[Saved entries]
################

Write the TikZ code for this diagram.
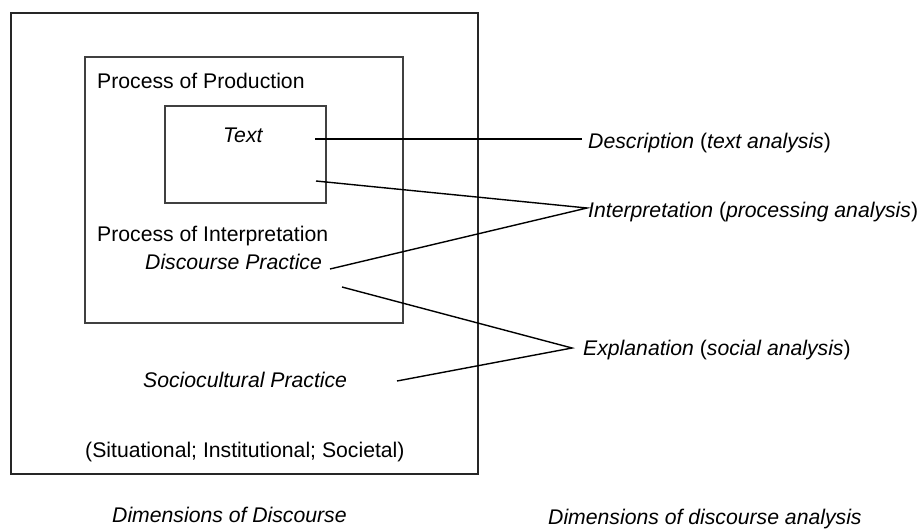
\documentclass[tikz,border=0pt]{standalone}
\usepackage{fontspec}
\setmainfont{Liberation Sans}
\begin{document}
\begin{tikzpicture}[x=1pt,y=-1pt,
  lbl/.style={anchor=base west,inner sep=0pt,font=\fontsize{21.2}{25}\selectfont},
  ilbl/.style={lbl,font=\fontsize{21.2}{25}\selectfont\itshape},
  outerbox/.style={draw=black!85,line width=1.4pt},
  innerbox/.style={draw=black!75,line width=2pt},
  conn/.style={draw=black,line width=1.4pt}]
\useasboundingbox[fill=white] (0,0) rectangle (918,530);
% boxes
\draw[outerbox] (11,13) rectangle (478,474);
\draw[innerbox] (85,57) rectangle (403,323);
\draw[innerbox] (165,106) rectangle (326,203);
% texts in boxes
\node[lbl] (prod) at (97,88) {Process of Production};
\node[ilbl] (text) at (223,142) {Text};
\node[lbl] (interp) at (97,241) {Process of Interpretation};
\node[ilbl] (dp) at (145,269) {Discourse Practice};
\node[ilbl] (sp) at (143,387) {Sociocultural Practice};
\node[lbl] (sit) at (85,457) {(Situational; Institutional; Societal)};
\node[ilbl] (dimd) at (112,522) {Dimensions of Discourse};
\node[ilbl] (dima) at (548,524) {Dimensions of discourse analysis};
% right labels
\node[lbl] (desc) at (588,148) {\textit{Description} (\textit{text analysis})};
\node[lbl] (intr) at (588,217) {\textit{Interpretation} (\textit{processing analysis})};
\node[lbl] (expl) at (583,355) {\textit{Explanation} (\textit{social analysis})};
% connector endpoints
\coordinate (t1) at (315,139);
\coordinate (d1) at (582,139);
\coordinate (t2) at (316,181);
\coordinate (i1) at (587,208);
\coordinate (dp1) at (330,269);
\coordinate (dp2) at (342,287);
\coordinate (e1) at (572,348);
\coordinate (sp1) at (397,381);
% connectors
\draw[conn] (t1) -- (d1);
\draw[conn] (t2) -- (i1) -- (dp1);
\draw[conn] (dp2) -- (e1) -- (sp1);
\end{tikzpicture}
\end{document}
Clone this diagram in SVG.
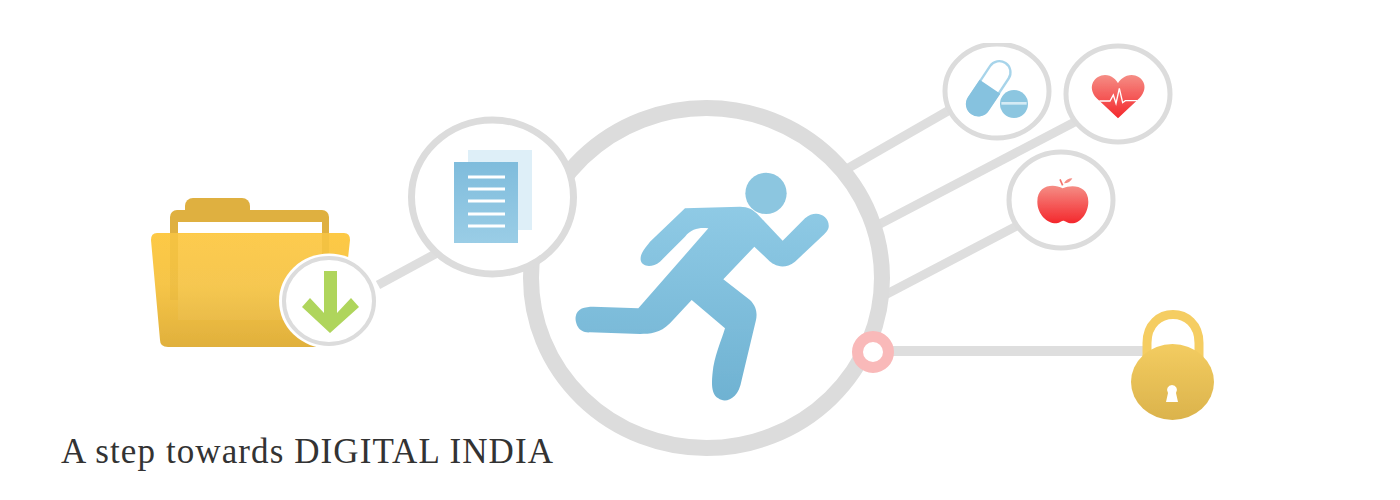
<svg xmlns="http://www.w3.org/2000/svg" width="1400" height="500" viewBox="0 0 1400 500">
<style>
.ring{fill:#fff;stroke:#dcdcdc}
.conn{stroke:#dedede;fill:none}
.label{font-family:"Liberation Serif","Times New Roman",serif;font-size:35px;fill:#333}
</style>
<defs>
<filter id="soft" x="-5%" y="-5%" width="110%" height="110%"><feGaussianBlur stdDeviation="0.6"/></filter>
<linearGradient id="blue" x1="0" y1="0" x2="0" y2="1"><stop offset="0" stop-color="#8fcae5"/><stop offset="1" stop-color="#6fb2d2"/></linearGradient>
<linearGradient id="docblue" x1="0" y1="0" x2="0" y2="1"><stop offset="0" stop-color="#7fbcdc"/><stop offset="1" stop-color="#9acde6"/></linearGradient>
<linearGradient id="red" x1="0" y1="0" x2="0" y2="1"><stop offset="0" stop-color="#f58d85"/><stop offset="1" stop-color="#f4272c"/></linearGradient>
<linearGradient id="gold" x1="0" y1="0" x2="0" y2="1"><stop offset="0" stop-color="#f3cc60"/><stop offset="1" stop-color="#dbb34c"/></linearGradient>
<linearGradient id="folder" x1="0" y1="0" x2="0" y2="1"><stop offset="0" stop-color="#fdc945"/><stop offset="0.45" stop-color="#f6c548"/><stop offset="1" stop-color="#e0b03c"/></linearGradient>
</defs>
<g filter="url(#soft)">
<g id="connectors">
<line class="conn" stroke-width="9" x1="378" y1="285" x2="450" y2="246"/>
<line class="conn" stroke-width="9" x1="845" y1="170" x2="960" y2="104"/>
<line class="conn" stroke-width="9" x1="878" y1="225" x2="1090" y2="114"/>
<line class="conn" stroke-width="9" x1="885" y1="295" x2="1030" y2="219"/>
<line class="conn" stroke-width="10" x1="880" y1="351" x2="1150" y2="351"/>
</g>
<g id="main-node">
<ellipse class="ring" cx="706.500" cy="278" rx="175.500" ry="170" stroke-width="16"/>
<g transform="translate(560 150) scale(0.33333)">
<circle cx="618" cy="130" r="62" fill="#8cc6e0"/>
<path fill="url(#blue)" d="M375,175 L540,170 C565,170 580,180 590,190 L668,272 L735,205 C770,175 810,200 806,232 C804,245 790,255 780,265 L705,335 C670,362 640,345 625,330 L583,290 L490,388 L570,450 C590,470 592,490 588,510 L545,690 C535,750 495,760 475,745 C450,730 455,690 460,650 C470,600 485,570 495,535 L395,450 L330,520 C300,550 270,552 240,552 L90,547 C50,550 45,510 47,500 C50,475 75,470 100,470 L235,475 L445,235 C420,232 395,235 375,260 L300,335 C275,355 245,350 242,330 C240,310 255,295 270,275 Z"/>
</g>
</g>
<g id="document-node">
<ellipse class="ring" cx="492.500" cy="197" rx="81" ry="77" stroke-width="7"/>
<rect x="468" y="150" width="64" height="80" fill="#deeff8"/>
<rect x="454" y="162" width="64" height="81" fill="url(#docblue)"/>
<g stroke="#fff" stroke-width="3">
<line x1="468" y1="177" x2="505" y2="177"/>
<line x1="468" y1="189" x2="505" y2="189"/>
<line x1="468" y1="201" x2="505" y2="201"/>
<line x1="468" y1="214" x2="505" y2="214"/>
<line x1="468" y1="226" x2="505" y2="226"/>
</g>
</g>
<g id="folder-node">
<rect x="185" y="198" width="65" height="24" rx="8" fill="#dfb040"/>
<rect x="170" y="210" width="159" height="60" rx="7" fill="#dfb040"/>
<rect x="178" y="222" width="144" height="14" fill="#fff"/>
<path d="M157,233 H344 Q350,233 350,240 L339,340 Q338,347 330,347 H168 Q160,347 160,340 L151,240 Q151,233 157,233 Z" fill="url(#folder)"/>
<path d="M170,233 H178 V300 H170 Z M322,233 H329 V270 H322 Z" fill="#d9a938" opacity="0.2"/>
<rect x="178" y="234" width="144" height="86" fill="#fff" opacity="0.05"/>
</g>
<g id="download-node">
<ellipse cx="329" cy="301" rx="50" ry="47.500" fill="#fff"/>
<ellipse class="ring" cx="329" cy="301" rx="45" ry="43" stroke-width="4"/>
<polygon points="324,271 337,271 337,313 351,298 359,307 330,333 302,307 310,298 324,313" fill="#afd55c"/>
</g>
<g id="pill-node">
<ellipse class="ring" cx="997" cy="91" rx="52" ry="47" stroke-width="5"/>
<g transform="translate(840 30) scale(0.33333)">
<line x1="478" y1="127" x2="415" y2="222" stroke="#a7d4ea" stroke-width="74" stroke-linecap="round"/>
<line x1="478" y1="127" x2="415" y2="222" stroke="#fff" stroke-width="60" stroke-linecap="round"/>
<path d="M419,149 L481,191 L446,243 A37,37 0 0 1 384,201 Z" fill="#86c2df"/>
<circle cx="522" cy="222" r="46" fill="#fff"/>
<circle cx="522" cy="222" r="42" fill="#8cc6e0"/>
<line x1="484" y1="220" x2="560" y2="220" stroke="#d5ebf5" stroke-width="8"/>
</g>
</g>
<g id="heart-node">
<ellipse class="ring" cx="1118" cy="94" rx="52" ry="48" stroke-width="5"/>
<g transform="translate(840 30) scale(0.33333)">
<path d="M834,265 L770,205 C738,170 765,135 795,135 C815,135 830,150 834,160 C838,150 855,135 875,135 C905,135 932,170 898,205 Z" fill="url(#red)"/>
<path d="M778,213 H810 L820,195 L828,220 L838,175 L848,218 L856,212 H892" fill="none" stroke="#fff" stroke-width="4"/>
</g>
</g>
<g id="apple-node">
<ellipse class="ring" cx="1061" cy="200" rx="52" ry="48" stroke-width="5"/>
<g transform="translate(840 30) scale(0.33333)">
<path d="M668,475 C640,460 592,465 592,515 C592,555 625,582 650,580 C660,578 665,572 670,572 C675,572 682,580 695,580 C720,580 745,550 745,515 C745,465 695,462 668,475 Z" fill="url(#red)"/>
<path d="M660,448 L668,466" stroke="#f4736c" stroke-width="5" fill="none"/>
<path d="M672,460 Q680,445 697,445 Q690,460 672,460 Z" fill="#f58d85"/>
</g>
</g>
<g id="pink-node">
<circle cx="873" cy="352" r="15.500" fill="#fff" stroke="#f9b9b9" stroke-width="11"/>
</g>
<g id="lock-node">
<path d="M1147,365 V343 C1147,305 1199,305 1199,343 V365" fill="none" stroke="#f5cd62" stroke-width="9"/>
<ellipse cx="1172.500" cy="382" rx="41.500" ry="38" fill="url(#gold)"/>
<path d="M1172,385 a5,5 0 0 1 4,8 l2,9 h-12 l2,-9 a5,5 0 0 1 4,-8 Z" fill="#fff"/>
</g>
</g>
<rect x="930" y="0" width="260" height="43" fill="#fff"/>
<text class="label" x="61" y="463" textLength="492" lengthAdjust="spacing">A step towards DIGITAL INDIA</text>
</svg>
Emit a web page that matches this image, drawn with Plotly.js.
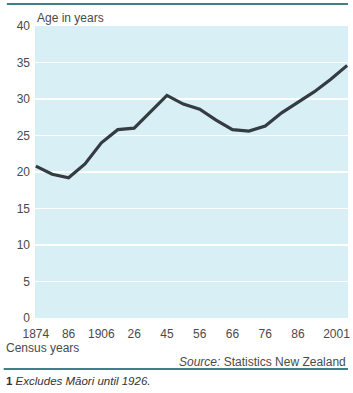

################

Among the entries above, identify all lines with "this" and copy them.

THE RESULT:
Write the TikZ code for this diagram.
Clone this diagram in SVG.
Emit a web page that matches this image, drawn with Plotly.js.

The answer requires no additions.